Não faltou quem tentasse dourar a pílula, chegando ao paradoxo de afirmar que o enorme desequilíbrio do ano passado refletia, na verdade, “a arrumação da casa” (não quero nem pensar o estado da casa em que o responsável pela opinião vive). A própria Secretaria do Tesouro (STN) alimentou esse mito no material de divulgação do resultado de dezembro, deduzindo dele o desembolso realizado naquele mês relativo aos precatórios atrasados por causa da malfadada emenda constitucional de 2021 que instituiu um limite ao pagamento dessas despesas.
Segundo a STN, como foram desembolsados 92,4 bilhões de reais em dezembro referentes a tais gastos, tendo em vista a decisão do STF que considerou inconstitucional a referida emenda (não me pergunte), o resultado anual teria sido, na verdade, um déficit de 144 bilhões. Essa conta é fajuta.
Na verdade, os 92,4 bilhões dizem respeito a precatórios não pagos desde o final de 2021, ou seja, em 2022, mas também em 2023. Embora a STN tente empurrar a responsabilidade do gasto em dezembro para o governo anterior (que tem, sim, culpa no cartório, por ter proposto casuisticamente a tal emenda), as despesas com precatórios não pagos em 2023 teriam que ser contabilizadas no resultado de… 2023.
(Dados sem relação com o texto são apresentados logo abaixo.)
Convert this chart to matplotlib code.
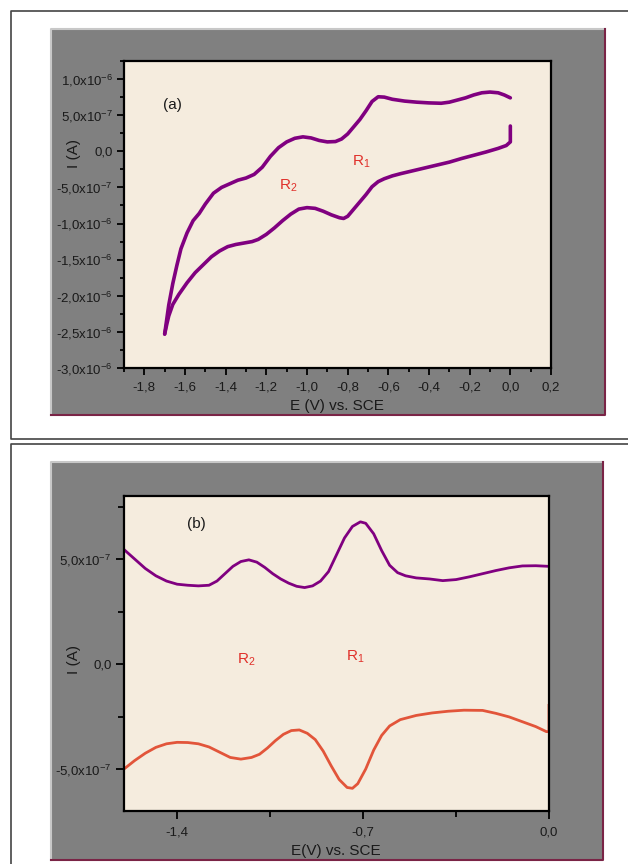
import matplotlib
matplotlib.use("Agg")
import matplotlib.pyplot as plt
from matplotlib.patches import Rectangle
from matplotlib.lines import Line2D
from matplotlib.ticker import MultipleLocator, FixedLocator, FuncFormatter

plt.rcParams['font.family'] = ['Liberation Sans', 'DejaVu Sans']
plt.rcParams['mathtext.fontset'] = 'custom'
plt.rcParams['mathtext.rm'] = 'Liberation Sans'

# ---- data (a): cyclic voltammogram, current in units of 1e-7 A ----
a_upper_E = [0.00, -0.03, -0.06, -0.10, -0.14, -0.18, -0.22, -0.26, -0.30, -0.34,
             -0.40, -0.46, -0.52, -0.58, -0.62, -0.65, -0.68, -0.71, -0.74, -0.77,
             -0.80, -0.83, -0.86, -0.90, -0.94, -0.98, -1.02, -1.06, -1.10, -1.14,
             -1.18, -1.22, -1.26, -1.30, -1.34, -1.38, -1.42, -1.46, -1.50, -1.53,
             -1.56, -1.59, -1.62, -1.64, -1.66, -1.68, -1.70]
a_upper_I = [7.4, 7.8, 8.1, 8.2, 8.1, 7.8, 7.4, 7.1, 6.8, 6.65,
             6.7, 6.8, 6.95, 7.2, 7.5, 7.55, 6.9, 5.6, 4.4, 3.4,
             2.4, 1.7, 1.35, 1.3, 1.5, 1.85, 2.0, 1.8, 1.3, 0.5,
             -0.7, -2.2, -3.2, -3.7, -4.0, -4.5, -5.0, -5.8, -7.3, -8.6,
             -9.6, -11.3, -13.5, -15.8, -18.3, -21.3, -25.3]
a_lower_E = [-1.70, -1.69, -1.68, -1.66, -1.63, -1.59, -1.55, -1.51, -1.47, -1.43,
             -1.39, -1.35, -1.31, -1.27, -1.24, -1.20, -1.16, -1.12, -1.08, -1.04,
             -1.00, -0.96, -0.92, -0.88, -0.84, -0.82, -0.80, -0.77, -0.74, -0.71,
             -0.68, -0.65, -0.62, -0.58, -0.54, -0.48, -0.42, -0.36, -0.30, -0.24,
             -0.18, -0.12, -0.06, -0.02, 0.00, 0.00]
a_lower_I = [-25.3, -24.0, -22.8, -21.2, -19.8, -18.2, -16.8, -15.7, -14.6, -13.8,
             -13.2, -12.9, -12.7, -12.5, -12.2, -11.5, -10.6, -9.6, -8.7, -8.0,
             -7.8, -7.9, -8.3, -8.8, -9.2, -9.3, -9.0, -8.0, -7.0, -6.0,
             -4.9, -4.2, -3.8, -3.4, -3.1, -2.7, -2.3, -1.9, -1.5, -1.0,
             -0.55, -0.1, 0.4, 0.8, 1.3, 3.5]

# ---- data (b): current in units of 1e-7 A ----
b_ox_E = [-1.60, -1.56, -1.52, -1.48, -1.44, -1.40, -1.36, -1.32, -1.28, -1.25,
          -1.22, -1.19, -1.16, -1.13, -1.10, -1.07, -1.04, -1.01, -0.98, -0.95,
          -0.92, -0.89, -0.86, -0.83, -0.80, -0.77, -0.74, -0.71, -0.69, -0.66,
          -0.63, -0.60, -0.57, -0.54, -0.50, -0.45, -0.40, -0.35, -0.30, -0.25,
          -0.20, -0.15, -0.10, -0.05, 0.00]
b_ox_I = [5.45, 5.0, 4.55, 4.2, 3.95, 3.8, 3.75, 3.72, 3.75, 3.95,
          4.3, 4.65, 4.88, 4.96, 4.85, 4.6, 4.3, 4.05, 3.85, 3.7,
          3.64, 3.72, 3.95, 4.4, 5.2, 6.0, 6.55, 6.77, 6.7, 6.2,
          5.4, 4.7, 4.35, 4.2, 4.1, 4.05, 3.97, 4.02, 4.15, 4.3,
          4.45, 4.58, 4.67, 4.68, 4.65]
b_red_E = [-1.60, -1.56, -1.52, -1.48, -1.44, -1.40, -1.36, -1.32, -1.28, -1.24,
           -1.20, -1.16, -1.12, -1.09, -1.06, -1.03, -1.00, -0.97, -0.94, -0.91,
           -0.88, -0.85, -0.82, -0.79, -0.76, -0.74, -0.72, -0.69, -0.66, -0.63,
           -0.60, -0.56, -0.50, -0.44, -0.38, -0.32, -0.25, -0.20, -0.15, -0.10,
           -0.05, -0.01, 0.00, 0.00]
b_red_I = [-5.0, -4.6, -4.25, -3.97, -3.8, -3.73, -3.74, -3.8, -3.95, -4.2,
           -4.45, -4.53, -4.45, -4.3, -4.0, -3.65, -3.35, -3.17, -3.14, -3.3,
           -3.6, -4.15, -4.85, -5.5, -5.88, -5.92, -5.7, -5.0, -4.1, -3.4,
           -2.95, -2.65, -2.45, -2.33, -2.25, -2.2, -2.21, -2.35, -2.52, -2.75,
           -2.98, -3.22, -3.22, -1.97]

W, H = 628, 864
fig = plt.figure(figsize=(W / 100, H / 100), dpi=100)
fig.patch.set_facecolor('white')


def fx(px):
    return px / W


def fy(py):
    return 1 - py / H


def frame_line(xs, ys, **kw):
    fig.add_artist(Line2D([fx(v) for v in xs], [fy(v) for v in ys], **kw))


# outer boxes
box_kw = dict(color='#444444', lw=1.2)
frame_line([628, 11, 11, 628], [11, 11, 439, 439], **box_kw)
frame_line([628, 11, 11], [444, 444, 864], **box_kw)


def gray_panel(x0, y0, x1, y1):
    fig.add_artist(Rectangle((fx(x0), fy(y1)), fx(x1) - fx(x0), fy(y0) - fy(y1),
                             transform=fig.transFigure, facecolor='#808080',
                             edgecolor='none', zorder=0))
    frame_line([x0, x0, x1], [y1, y0, y0], color='#c8c8c8', lw=1.5, zorder=1)
    frame_line([x0, x1, x1], [y1, y1, y0], color='#7a2446', lw=1.5, zorder=1)


gray_panel(51, 29, 605, 415)
gray_panel(51, 462, 603, 860)

cream = '#f5ecde'
purple = '#800080'
orange = '#e2553a'
red = '#e0302a'
txt = '#1a1a1a'


def make_ax(l, t, r, b):
    ax = fig.add_axes([fx(l), fy(b), fx(r) - fx(l), fy(t) - fy(b)])
    ax.set_facecolor(cream)
    for s in ax.spines.values():
        s.set_linewidth(1.6)
        s.set_color('black')
    ax.tick_params(which='both', direction='out', colors='black', labelcolor=txt,
                   labelsize=9.5, width=1.3)
    ax.tick_params(which='major', length=5, pad=3)
    ax.tick_params(which='minor', length=3)
    ax.tick_params(axis='x', pad=5)
    return ax


def comma(v, nd=1):
    return f"{v:.{nd}f}".replace('.', ',')


def sci_fmt(val, pos):
    if abs(val) < 1e-12:
        return "0,0"
    exp = 0
    m = val
    while abs(m) < 1:
        m *= 10
        exp -= 1
    return comma(m) + r"x10$^{\mathregular{" + str(exp) + "}}$"


# ---- panel (a) ----
ax1 = make_ax(124, 61, 551, 368)
ax1.plot(a_upper_E, [v * 1e-7 for v in a_upper_I], color=purple, lw=2.6,
         solid_capstyle='round', solid_joinstyle='round')
ax1.plot(a_lower_E, [v * 1e-7 for v in a_lower_I], color=purple, lw=2.6,
         solid_capstyle='round', solid_joinstyle='round')
ax1.set_xlim(-1.9, 0.2)
ax1.set_ylim(-3.0e-6, 1.25e-6)
ax1.xaxis.set_major_locator(FixedLocator([-1.8, -1.6, -1.4, -1.2, -1.0, -0.8, -0.6,
                                          -0.4, -0.2, 0.0, 0.2]))
ax1.xaxis.set_minor_locator(MultipleLocator(0.1))
ax1.xaxis.set_major_formatter(FuncFormatter(lambda v, p: comma(v + 0.0)))
ax1.yaxis.set_major_locator(MultipleLocator(0.5e-6))
ax1.yaxis.set_minor_locator(MultipleLocator(0.25e-6))
ax1.yaxis.set_major_formatter(FuncFormatter(sci_fmt))
ax1.text(-1.664, 6.4e-7, "(a)", fontsize=11, color=txt, ha='center', va='center')
ax1.text(-1.093, -4.7e-7, r"R$_{\mathregular{2}}$", fontsize=11, color=red,
         ha='center', va='center')
ax1.text(-0.734, -1.5e-7, r"R$_{\mathregular{1}}$", fontsize=11, color=red,
         ha='center', va='center')
fig.text(fx(74), fy(153), "I (A)", rotation=90, fontsize=11, color=txt,
         ha='center', va='center')
fig.text(fx(337), fy(406), "E (V) vs. SCE", fontsize=11, color=txt,
         ha='center', va='center')

# ---- panel (b) ----
ax2 = make_ax(124, 496, 549, 811)
ax2.plot(b_ox_E, [v * 1e-7 for v in b_ox_I], color=purple, lw=2.0)
ax2.plot(b_red_E, [v * 1e-7 for v in b_red_I], color=orange, lw=2.0)
ax2.set_xlim(-1.6, 0.0)
ax2.set_ylim(-7e-7, 8e-7)
ax2.xaxis.set_major_locator(FixedLocator([-1.4, -0.7, 0.0]))
ax2.xaxis.set_minor_locator(FixedLocator([-1.05, -0.35]))
ax2.xaxis.set_major_formatter(FuncFormatter(lambda v, p: comma(v + 0.0)))
ax2.yaxis.set_major_locator(FixedLocator([-5e-7, 0.0, 5e-7]))
ax2.yaxis.set_minor_locator(FixedLocator([-2.5e-7, 2.5e-7, 7.5e-7]))
ax2.yaxis.set_major_formatter(FuncFormatter(sci_fmt))
ax2.tick_params(which='major', length=6)
ax2.tick_params(which='minor', length=4)
ax2.text(-1.329, 6.65e-7, "(b)", fontsize=11, color=txt, ha='center', va='center')
ax2.text(-1.141, 0.21e-7, r"R$_{\mathregular{2}}$", fontsize=11, color=red,
         ha='center', va='center')
ax2.text(-0.731, 0.36e-7, r"R$_{\mathregular{1}}$", fontsize=11, color=red,
         ha='center', va='center')
fig.text(fx(74), fy(659), "I (A)", rotation=90, fontsize=11, color=txt,
         ha='center', va='center')
fig.text(fx(336), fy(851), "E(V) vs. SCE", fontsize=11, color=txt,
         ha='center', va='center')

fig.savefig("out.png", dpi=100, facecolor='white')
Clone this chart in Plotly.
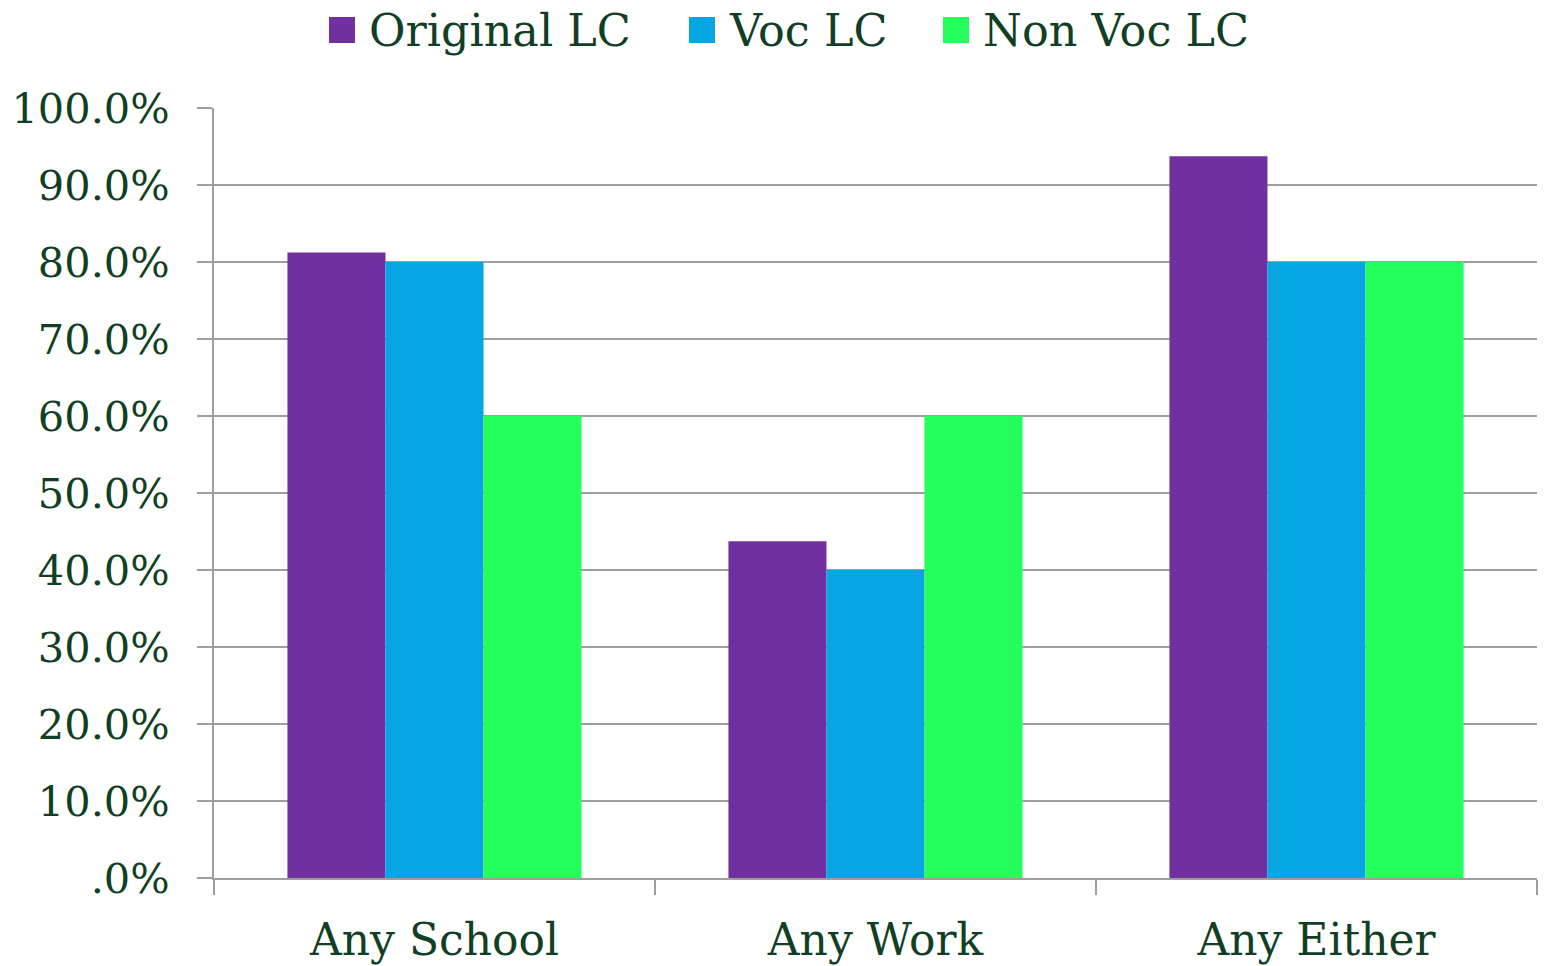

Quando da promulgação da emenda em 2021 a Consultoria de Orçamento da Câmara estimava que cerca de 43,5 bilhões não seriam pagos em 2022. Uma boa aproximação, portanto, sugere que perto de metade dos 92,5 bilhões desembolsados em dezembro refere-se a 2022 (logo, a metade restante teria que ser paga em 2023).
“O certo, nas contas do déficit fiscal de 2023, seria descontar só metade do valor dos precatórios”
Não faz, portanto, sentido deduzir 92,4 bilhões do déficit do ano passado, mas metade deste valor, já que a outra metade se materializaria de qualquer jeito em 2023.
Em números, o déficit de 2023 teria atingido perto de 190 bilhões de reais; já em 2022, ao invés de um superávit de 55 bilhões de reais, teríamos um superávit na casa de 12 bilhões de reais. De uma forma ou outra, uma deterioração impressionante das contas públicas no ano passado.
À parte a piora do resultado, a forma como se concretizou não sugere coisa boa para o futuro. Houve aumento expressivo das despesas obrigatórias, isto é, gastos que se repetirão (isto se não crescerem ainda mais) de um ano para outro, reduzindo a já minúscula flexibilidade do orçamento federal.
Isso explica o apetite do governo por novas receitas, mas a verdade é que o problema não pode ser resolvido dessa forma. A persistir o crescimento da despesa obrigatória, até o frouxo “novo arcabouço fiscal” não dará conta, a menos que estejamos dispostos a ver a carga tributária também crescer indefinidamente (acreditem: não é uma boa ideia).
Independentemente de atingirmos (ou não, como temo) a meta fiscal de 2024, a encrenca é bem maior do que supõe o afã dos bajuladores.